The whole thing left a bad taste in my mouth. My projects are considerably less efficient at what they do than they would have been if ithreads had turned out to be what I hoped it was - a mirror of the underlying posix threads layers.

What do I want out of perl threading?

I want all data to be shared by default when a thread spawns from another.

I want to be forced to explicitly declare thread-local storage.

If you're going to force me to explicitly share data, I want shared data to be transparent and completely functional. Doing share($x), and finding that $x->{foo}->{bar}->[3]->{zip} is not in fact shared, sucks.

I want POSIX threading, exposed through perl, to operate basically just like it does in C.

Is it so much to ask for?

Replies are listed 'Best First'.
Re^2: Threading vs perl
by BrowserUk (Patriarch) on Jun 27, 2005 at 12:40 UTC
    All I really wanted was POSIX-style threads. I was prepared to properly deal with locking and mutexes and the whole nine yards. My Operating System supports POSIX-style threads in C, but perl's threading is a completely different beast.

    You mention using 5.6.1. The threading model exposed in 5.6.1 is almost exactly what you say you want. A thin veneer over the POSIX threads API. Everything shared by default. Full access to all of the POSIX locking and mutex functions.

    My suggestion to you, is to try writing one or two mildly complex applications using 5.6.1. This is the only way that you will see and understand the difficulties involved in trying to translate the techniques that you would employ using this api at the C level into programs that also have to contend with the realities of Perl's "fat" internal datastructures and inherently non-reentrant core apis.

    Only then will you understand that you don't want what you think you want.


    Examine what is said, not who speaks -- Silence betokens consent -- Love the truth but pardon error.
    Lingua non convalesco, consenesco et abolesco. -- Rule 1 has a caveat! -- Who broke the cabal?
    "Science is about questioning the status quo.
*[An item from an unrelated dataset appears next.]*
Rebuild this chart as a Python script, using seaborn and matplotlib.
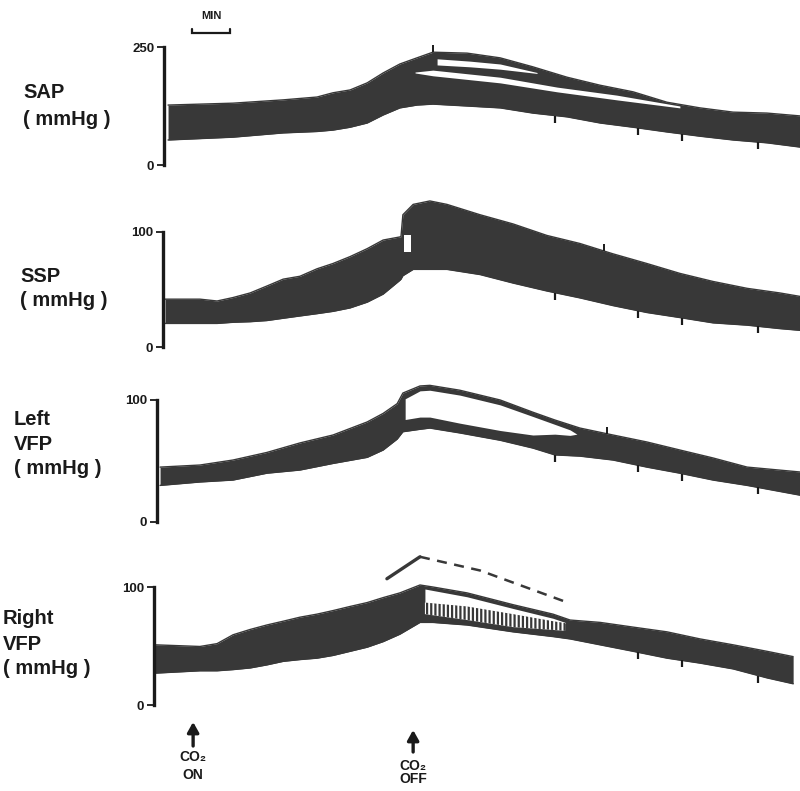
import numpy as np
import matplotlib
matplotlib.use("Agg")
import matplotlib.pyplot as plt
import matplotlib.transforms as mtransforms
import seaborn as sns

sns.set_theme(style="white")
plt.rcParams["font.family"] = ["Liberation Sans", "DejaVu Sans"]
plt.rcParams["hatch.linewidth"] = 1.6

# ---------------------------------------------------------------- data
# time in minutes; pressures in mmHg (upper / lower envelope of the pulse trace)

# systemic arterial pressure
sap_t = [0.08, 1.79, 3.11, 4.00, 4.42, 4.87, 5.32, 5.74, 6.18, 6.63, 7.05, 7.95,
         8.82, 9.68, 10.58, 11.45, 12.32, 13.21, 14.08, 14.95, 15.84, 16.71]
sap_hi = [127, 131, 138, 144, 153, 159, 174, 195, 214, 227, 239, 237,
          227, 208, 186, 169, 155, 133, 121, 112, 110, 104]
sap_lo = [53, 59, 68, 71, 74, 80, 89, 106, 121, 127, 129, 125,
          121, 110, 102, 89, 80, 70, 61, 53, 47, 38]
# separated systolic tracings after CO2 off
sap_split1_t = [7.16, 8.03, 8.82, 9.79]
sap_split1_hi = [225, 220, 214, 196]
sap_split1_lo = [212, 208, 203, 194]
sap_split2_t = [6.58, 7.05, 8.82, 10.32, 11.89, 13.55]
sap_split2_hi = [197, 201, 186, 165, 148, 125]
sap_split2_lo = [195, 189, 174, 155, 138, 121]

# systemic sinus pressure
ssp_t = [0.00, 0.92, 1.37, 1.79, 2.24, 2.68, 3.11, 3.55, 4.00, 4.42,
         4.87, 5.32, 5.74, 6.18, 6.21, 6.26, 6.53, 6.97, 7.42, 8.29,
         9.16, 10.05, 10.92, 11.79, 12.68, 13.55, 14.42, 15.32, 16.18, 16.71]
ssp_hi = [41.6, 41.6, 40, 43, 47, 53, 59, 61.5, 68, 72.6,
          78.6, 85.5, 93, 95.7, 96, 115, 124, 127, 124, 115,
          107, 97, 90, 81, 72.6, 64, 57, 51, 47, 44]
ssp_lo = [20.5, 20.5, 20.5, 21.5, 22, 23, 25, 27, 29, 31,
          34, 39, 46, 58, 59, 62, 67.5, 67.5, 67.5, 63,
          55.6, 48.7, 42.7, 36, 30, 25.6, 21, 19, 16, 14.5]
ssp_notch_t = [6.29, 6.47]
ssp_notch_hi = [97, 97]
ssp_notch_lo = [83, 83]

# left ventricular filling pressure
lvfp_t = [-0.13, 0.92, 1.79, 2.68, 3.55, 4.42, 5.32, 5.74, 6.11, 6.26,
          6.71, 6.97, 7.76, 8.82, 9.68, 10.26, 10.92, 11.79, 12.68, 13.55,
          14.42, 15.32, 16.71]
lvfp_hi = [45, 46.7, 50.8, 57, 64.8, 71.3, 82, 89, 97, 105.7,
           111.5, 112, 108, 100, 90, 83.6, 77, 71.3, 65.6, 59,
           52.5, 45, 41]
lvfp_lo = [30, 32.8, 34.4, 40, 42.6, 48, 53, 59, 68, 74,
           76, 77, 73, 67, 60.6, 55, 54, 50.8, 45, 40,
           34.4, 30, 22]
lvfp_gap_t = [6.32, 6.71, 6.97, 7.76, 8.82, 9.68, 10.26, 10.66, 10.84]
lvfp_gap_hi = [101, 107.5, 108, 104, 96, 86.5, 80, 75.5, 72]
lvfp_gap_lo = [84, 86, 86, 81, 75, 71.3, 72, 71, 72]

# right ventricular filling pressure
rvfp_t = [-0.26, 0.92, 1.37, 1.79, 2.24, 2.68, 3.11, 3.55, 4.00, 4.42,
          4.87, 5.32, 5.74, 6.18, 6.71, 7.05, 7.95, 9.16, 10.21, 10.66,
          11.45, 12.32, 13.21, 14.08, 14.95, 15.84, 16.53]
rvfp_hi = [51, 49.6, 52, 59.5, 64, 67.8, 71, 74.4, 77, 80,
           83.5, 86.8, 91, 95, 101.7, 100, 95, 85, 77, 72,
           70, 66, 62, 56, 51, 45.5, 41]
rvfp_lo = [27, 29, 29, 30, 31.4, 34, 37, 38.5, 39.7, 42,
           45.5, 49, 53.7, 60, 70, 70, 67.8, 62, 58, 56,
           51, 45.5, 39.7, 35.5, 30.6, 23, 18]
rvfp_gap_t = [6.84, 7.95, 9.16, 10.21, 10.53]
rvfp_gap_hi = [98.3, 91.7, 81.8, 73.5, 70]
rvfp_gap_lo = [86.8, 83.5, 77, 71, 69.4]
rvfp_speck_lo = [77, 72, 66, 63.6, 62.8]
# sparse systolic peaks above the band
rvfp_peak_t = [5.84, 6.71]
rvfp_peak_v = [107, 125.6]
rvfp_peak_dash_t = [6.71, 8.29, 10.58]
rvfp_peak_dash_v = [125.6, 114, 87]

# event marks on the recorder (minutes)
event_low = [10.26, 12.45, 13.61, 15.61]
event_high = {"SAP": [7.05], "SSP": [11.55], "LVFP": [11.63], "RVFP": []}

co2_on, co2_off = 0.74, 6.53
scale_bar = [0.71, 1.71]   # one minute

# ---------------------------------------------------------------- figure
W, H = 800, 791
PX_PER_MIN = 38.0
T_REF = 165.0
T_END = (800 - T_REF) / PX_PER_MIN
INK = "#383838"
LINE = "#1a1a1a"

fig = plt.figure(figsize=(W / 100, H / 100), dpi=100)

panels = [
    dict(key="SAP", lines=["SAP", "( mmHg )"], lx=23, lbase=[98, 125],
         xa=164, ytop=47, yzero=165, ymax=250, t=sap_t, hi=sap_hi, lo=sap_lo),
    dict(key="SSP", lines=["SSP", "( mmHg )"], lx=20, lbase=[282, 306],
         xa=163, ytop=232, yzero=347, ymax=100, t=ssp_t, hi=ssp_hi, lo=ssp_lo),
    dict(key="LVFP", lines=["Left", "VFP", "( mmHg )"], lx=14, lbase=[425, 450, 474],
         xa=157, ytop=400, yzero=522, ymax=100, t=lvfp_t, hi=lvfp_hi, lo=lvfp_lo),
    dict(key="RVFP", lines=["Right", "VFP", "( mmHg )"], lx=3, lbase=[624, 650, 674],
         xa=154, ytop=587, yzero=705, ymax=100, t=rvfp_t, hi=rvfp_hi, lo=rvfp_lo),
]


def fy(y_px):
    return 1 - y_px / H


def band(ax, t, lo, hi, color, z):
    ax.fill_between(t, lo, hi, color=color, lw=0, clip_on=False, zorder=z)


axes = {}
for p in panels:
    ax = fig.add_axes([p["xa"] / W, fy(p["yzero"]), (800 - p["xa"]) / W,
                       (p["yzero"] - p["ytop"]) / H])
    axes[p["key"]] = ax
    ax.patch.set_visible(False)
    ax.set_xlim((p["xa"] - T_REF) / PX_PER_MIN, T_END)
    ax.set_ylim(0, p["ymax"])

    band(ax, p["t"], p["lo"], p["hi"], INK, 2)
    for edge in (p["hi"], p["lo"]):
        sns.lineplot(x=p["t"], y=edge, ax=ax, color=INK, lw=1.0, sort=False,
                     estimator=None, clip_on=False, zorder=2)

    # recorder event marks
    unit = p["ymax"] / (p["yzero"] - p["ytop"])   # mmHg per pixel
    for te in event_low:
        if p["key"] == "RVFP" and te < 11:
            continue
        yb = np.interp(te, p["t"], p["lo"])
        ax.vlines(te, yb - 7 * unit, yb, color=LINE, lw=1.6, clip_on=False, zorder=4)
    for te in event_high[p["key"]]:
        yt = np.interp(te, p["t"], p["hi"])
        ax.vlines(te, yt, yt + 7 * unit, color=LINE, lw=1.4, clip_on=False, zorder=4)

    for s in ("top", "right", "bottom"):
        ax.spines[s].set_visible(False)
    ax.spines["left"].set_linewidth(2.4)
    ax.spines["left"].set_color(LINE)
    ax.set_xticks([])
    ax.set_yticks([0, p["ymax"]])
    ax.set_yticklabels(["0", str(p["ymax"])], fontsize=9.5, fontweight="bold",
                       color=LINE)
    ax.tick_params(axis="y", left=True, direction="out", length=5, width=1.3,
                   pad=2, colors=LINE)
    ax.set_xlabel("")
    ax.set_ylabel("")
    ax.grid(False)

    for s, b in zip(p["lines"], p["lbase"]):
        fig.text(p["lx"] / W, fy(b), s, ha="left", va="baseline", fontsize=14.5,
                 fontweight="bold", color=LINE)

# split tracings and gaps after CO2 off
ax = axes["SAP"]
band(ax, sap_split1_t, sap_split1_lo, sap_split1_hi, "white", 3)
band(ax, sap_split2_t, sap_split2_lo, sap_split2_hi, "white", 3)

ax = axes["SSP"]
band(ax, ssp_notch_t, ssp_notch_lo, ssp_notch_hi, "white", 3)

ax = axes["LVFP"]
band(ax, lvfp_gap_t, lvfp_gap_lo, lvfp_gap_hi, "white", 3)

ax = axes["RVFP"]
band(ax, rvfp_gap_t, rvfp_gap_lo, rvfp_gap_hi, "white", 3)
ax.fill_between(rvfp_gap_t, rvfp_speck_lo, rvfp_gap_lo, facecolor="white",
                edgecolor=INK, hatch="||||", lw=0, clip_on=False, zorder=3)
sns.lineplot(x=rvfp_peak_t, y=rvfp_peak_v, ax=ax, color=INK, lw=2.4, sort=False,
             estimator=None, clip_on=False, zorder=4)
sns.lineplot(x=rvfp_peak_dash_t, y=rvfp_peak_dash_v, ax=ax, color=INK, lw=1.8,
             linestyle=(0, (4, 3)), sort=False, estimator=None, clip_on=False, zorder=4)

# CO2 markers under the bottom trace
trans = mtransforms.blended_transform_factory(ax.transData, fig.transFigure)
for t_ev, y_head, y_tail, y_co2, y_word, word in [
        (co2_on, 722, 746, 757, 775, "ON"),
        (co2_off, 730, 752, 766, 779, "OFF")]:
    ax.annotate("", xy=(t_ev, fy(y_head)), xytext=(t_ev, fy(y_tail)),
                xycoords=trans, textcoords=trans, annotation_clip=False,
                arrowprops=dict(arrowstyle="-|>,head_length=0.5,head_width=0.28",
                                lw=2.4, color=LINE, shrinkA=0, shrinkB=0))
    ax.text(t_ev, fy(y_co2), "CO\u2082", transform=trans, ha="center", va="center",
            fontsize=10, fontweight="bold", color=LINE)
    ax.text(t_ev, fy(y_word), word, transform=trans, ha="center", va="center",
            fontsize=10, fontweight="bold", color=LINE)

# one-minute scale bar
ax = axes["SAP"]
trans = mtransforms.blended_transform_factory(ax.transData, fig.transFigure)
ax.plot([scale_bar[0], scale_bar[0], scale_bar[1], scale_bar[1]],
        [fy(29), fy(33), fy(33), fy(29)], transform=trans, color=LINE, lw=1.6,
        clip_on=False, solid_joinstyle="miter")
ax.text(np.mean(scale_bar), fy(16), "MIN", transform=trans, ha="center",
        va="center", fontsize=8, fontweight="bold", color=LINE)

fig.savefig("out.png", dpi=100, facecolor="white")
Questioning authority".
    The "good enough" maybe good enough for the now, and perfection maybe unobtainable, but that should not preclude us from striving for perfection, when time, circumstance or desire allow.
Re^2: Threading vs perl
by etcshadow (Priest) on Jun 24, 2005 at 23:57 UTC
    Precisely. So well stated, that I don't think I could add a damn thing. One of those instances when I wish that there were a mechanism to convert 10 votes into a +2 or 40 votes into a +3.